CMBA Fall Blogathon: "Silver Streak," or Train Man

This is part of the CMBA Fall Blogathon: Trains, Planes and Automobiles. Check out all entries!

The star of the 1934 film "The Silver Streak" isn't first-billed Sally Blane, or even male lead Charles Starrett.

It's the future.

Specifically, it's the future in the form of the Pioneer Zephyr, a streamlined diesel train here called the Silver Streak. But incidental roles in the movie are played by the Century of Progress International Exposition, also known as the 1933-34 Chicago World's Fair; by Boulder Dam (now known as Hoover Dam), at that point the nation's largest construction project; and even by the recent development of the iron lung.

All these projects sent the same message to depression-weary America -- that prosperity was connected to innovative engineering and improved infrastructure.

As a film, "The Silver Streak" sends a much simpler message -- work hard, be handsome, develop a streamlined train, and you end up winning Loretta Young's sister. But it's a fast-moving B movie that's very much a product of its time, with lots of cool location footage of the Zephyr, the Chicago World's Fair and Boulder Dam (with real workers in bit parts).

We begin in the offices of the Stuffy Old White Guy Railroad, run by B.J. Dexter (William Farnum). Passenger revenues are off, and Dexter's assistant Allan (Hardie Albright), who is also his son, supports a plan for a new, more efficient streamlined train developed by lantern-jawed Tom Caldwell (Starrett). Caldwell pitches his idea to a skeptical board of directors:  

Caldwell is thrown out by the seat of his blueprints, but he has another booster -- Dexter's daughter, Ruth (Blane, Young's real-life sister). She approaches a locomotive manufacturer on Tom's behalf, and before you can say "Amtrak," the Silver Streak is ready for its maiden run.

The elder Dexter and Ruth are on board, but things don't go as planned -- there's an engineering glitch:

(Dig that 1934 streamlined Chrysler Airflow on the road, by the way.)

Naturally, instead of spending a little more time figuring what's wrong with the Silver Streak, the decision is made to scrap the whole project and put in on display at the fair in Chicago. Tom tells off Dexter, and he and Ruth break up.

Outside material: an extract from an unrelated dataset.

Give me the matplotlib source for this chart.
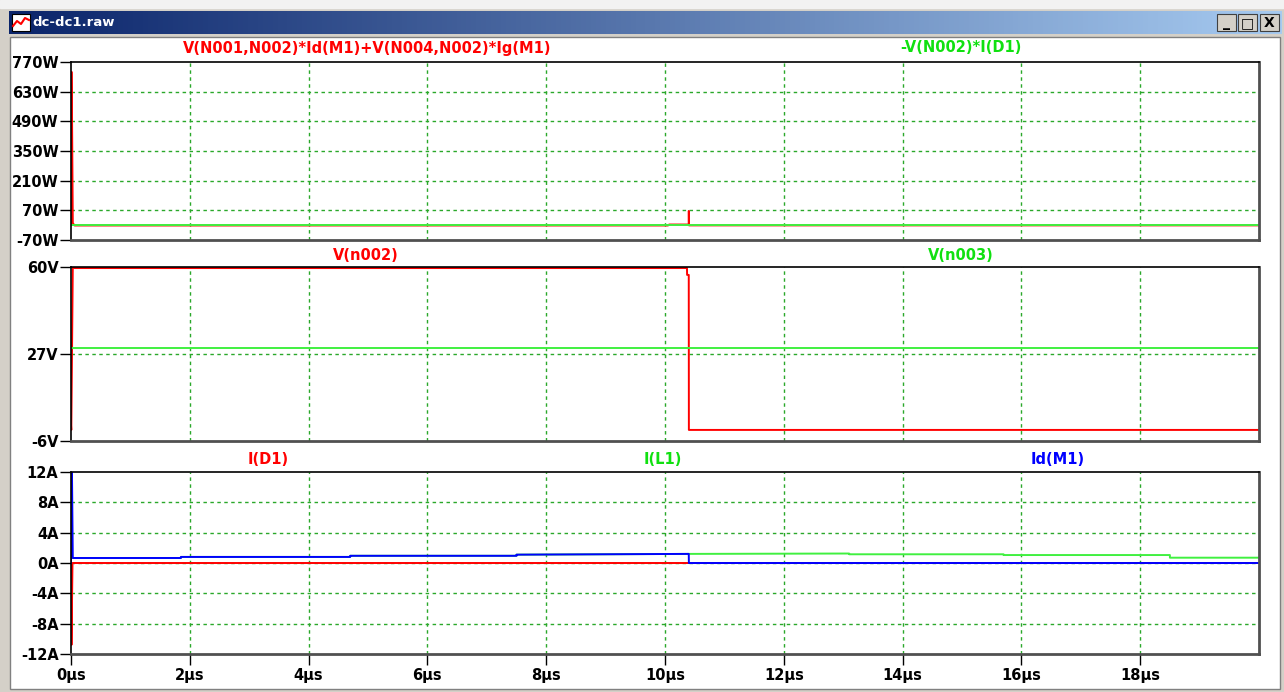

A few weeks later, Tom has figured out the engineering problem, but the railroad management would prefer to keep the train as the world's largest paperweight.

Meanwhile, Allan Dexter is leaving the family railroad because of his father's refusal to be innovative. This leads to a nice scene where the elder Dexter puffs his stogie like a locomotive and reminisces about trains of the past:

Allan Dexter goes to work at the dam in Nevada. Turns out that the men on the project are coming down with infantile paralysis, and no sooner does Allan get there than he passes out. Ruth has come to see him, but that's not enough -- he needs an iron lung immediately. Father Dexter is beside himself -- how to get an iron lung cross country toot suite? If only there was some sort of really fast train to take it!

The last third of "The Silver Streak" is all about the 100 mile-an-hour overnight race from Chicago to Las Vegas. Edgar Kennedy, God love him, steps in as an old school co-engineer and gives us several good examples of his burn takes in between thrill sequences like this:

There are lots of complications along the way, including close calls with oncoming trains, tricky curves and guys who almost don't get their handcar off the track fast enough. On board, meanwhile, Tom has to deal with hysterical passengers, an escaping murderer and, worst of all, Arthur Lake as comedy relief.

To the surprise of no one in the civilized world whatsoever, the Silver Streak makes it to Vegas, the train's future is assured, and Ruth and Tom make up.

In real life, by the way, the Pioneer Zephyr made headlines in May 1934, when it traveled from Denver to Chicago in about 13 hours, almost breaking the land speed record for that time -- and the engineer happily endorsed Camel cigarettes after his run.

And if you'd like to see the real Pioneer Zephyr, it's on permanent display at Chicago's Museum of Science and Industry.